Retailers that structure content around comparison guides, buyer personas, price tiers, performance benchmarks, and scenario-based recommendations are more likely to surface in these expanded yet invisible research journeys, whereas sites that only optimise category pages around head terms without modelling evaluation criteria often miss this layer of visibility because AI resolves the comparison logic before a click ever occurs.

Fan-out in ecommerce research is therefore driven by mapping how buyers compare options across multiple criteria, because AI now executes much of that comparative reasoning on behalf of the user.

Why AI performance reporting changes optimisation priorities

With AI performance now being reported separately from traditional search metrics, brands can observe that impressions and citations do not always correlate with ranking positions. Some content performs strongly in grounding contexts yet weakly in exploratory ones. Other content appears in expanded journeys but fails to anchor authoritative responses.

This reveals a structural truth in which AI visibility operates across two invisible layers — the evidence layer and the expansion layer. The evidence layer determines whether your content is trusted enough to be reused. The expansion layer determines whether your content is broad enough to be discovered within compressed research journeys.

Optimising for one without the other creates imbalance, since a brand that only focuses on grounding becomes authoritative but narrow, while a brand that only focuses on fan-out becomes expansive but fragile in trust-sensitive contexts.

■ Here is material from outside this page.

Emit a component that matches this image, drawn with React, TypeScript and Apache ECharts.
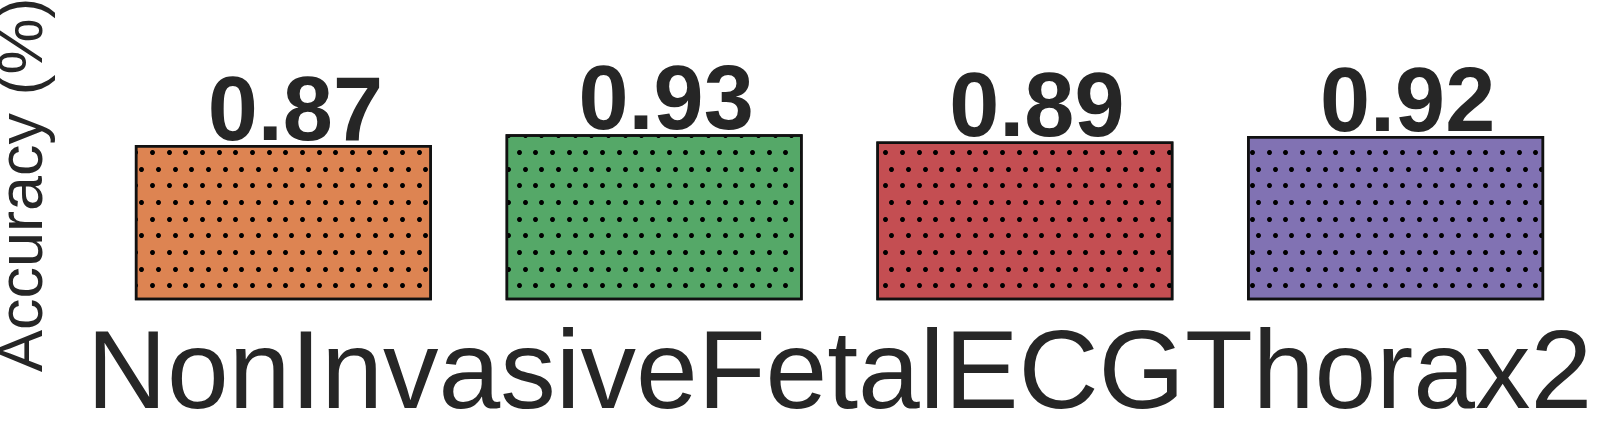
import React, { useEffect, useRef } from "react";
import * as echarts from "echarts";

const categories = ["Model 1", "Model 2", "Model 3", "Model 4"];
const accuracy = [0.87, 0.93, 0.89, 0.92];
const barColors = ["#DD8452", "#55A868", "#C44E52", "#8172B3"];
const xTitle = "NonInvasiveFetalECGThorax2";
const yTitle = "Accuracy (%)";

const FONT = "'Liberation Sans', Arial, Helvetica, sans-serif";

const dotDecal = {
  symbol: "circle",
  symbolSize: 1,
  color: "#000000",
  backgroundColor: null,
  dashArrayX: [
    [5, 12, 5, 11, 5, 12],
    [0, 6, 5, 12, 5, 11, 5, 6],
  ],
  dashArrayY: [5, 12, 5, 11, 5, 12],
};

export default function App() {
  const ref = useRef<HTMLDivElement>(null);
  useEffect(() => {
    if (!ref.current) return;
    const chart = echarts.init(ref.current, undefined, { renderer: "svg" });
    chart.setOption({
      animation: false,
      backgroundColor: "#ffffff",
      grid: {
        left: 98,
        right: 33,
        top: 69.1,
        bottom: 130.7,
        containLabel: false,
        outerBoundsMode: "none",
      },
      xAxis: {
        type: "category",
        data: categories,
        axisLine: { show: false },
        axisTick: { show: false },
        axisLabel: { show: false },
        splitLine: { show: false },
        name: xTitle,
        nameLocation: "middle",
        nameGap: 14,
        nameTextStyle: {
          fontFamily: FONT,
          fontSize: 111,
          lineHeight: 111,
          color: "#262626",
        },
      },
      yAxis: {
        type: "value",
        min: 0,
        max: 1.295,
        axisLine: { show: false },
        axisTick: { show: false },
        axisLabel: { show: false },
        splitLine: { show: false },
        name: yTitle,
        nameLocation: "middle",
        nameRotate: 90,
        nameGap: 46.3,
        nameTextStyle: {
          fontFamily: FONT,
          fontSize: 63,
          lineHeight: 63,
          color: "#262626",
        },
      },
      series: [
        {
          type: "bar",
          barWidth: 297,
          data: accuracy.map((v, i) => ({
            value: v,
            itemStyle: {
              color: barColors[i],
              borderColor: "#111111",
              borderWidth: 2.5,
              decal: dotDecal,
            },
          })),
          label: {
            show: true,
            position: "top",
            distance: -9,
            offset: [12, 0],
            formatter: (p: any) => Number(p.value).toFixed(2),
            fontFamily: FONT,
            fontWeight: "bold",
            fontSize: 90,
            lineHeight: 90,
            color: "#262626",
          },
        },
      ],
    });
    return () => chart.dispose();
  }, []);
  return (
    <div
      ref={ref}
      style={{ position: "absolute", left: 0, top: 0, width: 1614, height: 431 }}
    />
  );
}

Strategic implications for travel, SaaS, and ecommerce

Travel brands must combine regulatory clarity with comparative depth and inspirational breadth, investing in structured factual resources for grounding while also building comprehensive itinerary variations and decision frameworks for fan-out, because discovery increasingly begins upstream in AI summaries long before users click into traditional comparison flows.

SaaS companies must invest in documentation, security transparency, deployment clarity, integration detail, and performance benchmarks to win grounding exposure, while simultaneously building industry-specific content, scenario-driven landing pages, and ecosystem narratives that capture fan-out visibility across complex buying journeys.

Ecommerce businesses must treat policies, specifications, benchmarks, and comparison tools as strategic assets rather than compliance afterthoughts, since these pages anchor grounding, while structured buyer guides, persona-led content, and scenario mapping drive fan-out discovery inside compressed evaluation funnels.

The mindset shift

Traditional SEO asked whether you ranked for a query. AI visibility asks whether you are selected during both validation and expansion. Grounding determines whether you are safe to trust. Fan-out determines whether you are sufficiently broad and contextually rich to matter within a compressed research journey.

In the wake of AI performance reporting, brands must design content systems that deliberately support both layers. Authority without breadth limits discovery and breadth without authority limits inclusion. Winning in AI environments therefore requires structural thinking that accounts not only for what users type but also for how AI systems interpret, expand, validate, and synthesise those queries before presenting a single composed answer.

Grounding builds credibility. Fan-out builds surface area. Sustainable AI visibility depends on deliberately engineering both into your content architecture rather than relying on traditional ranking logic alone.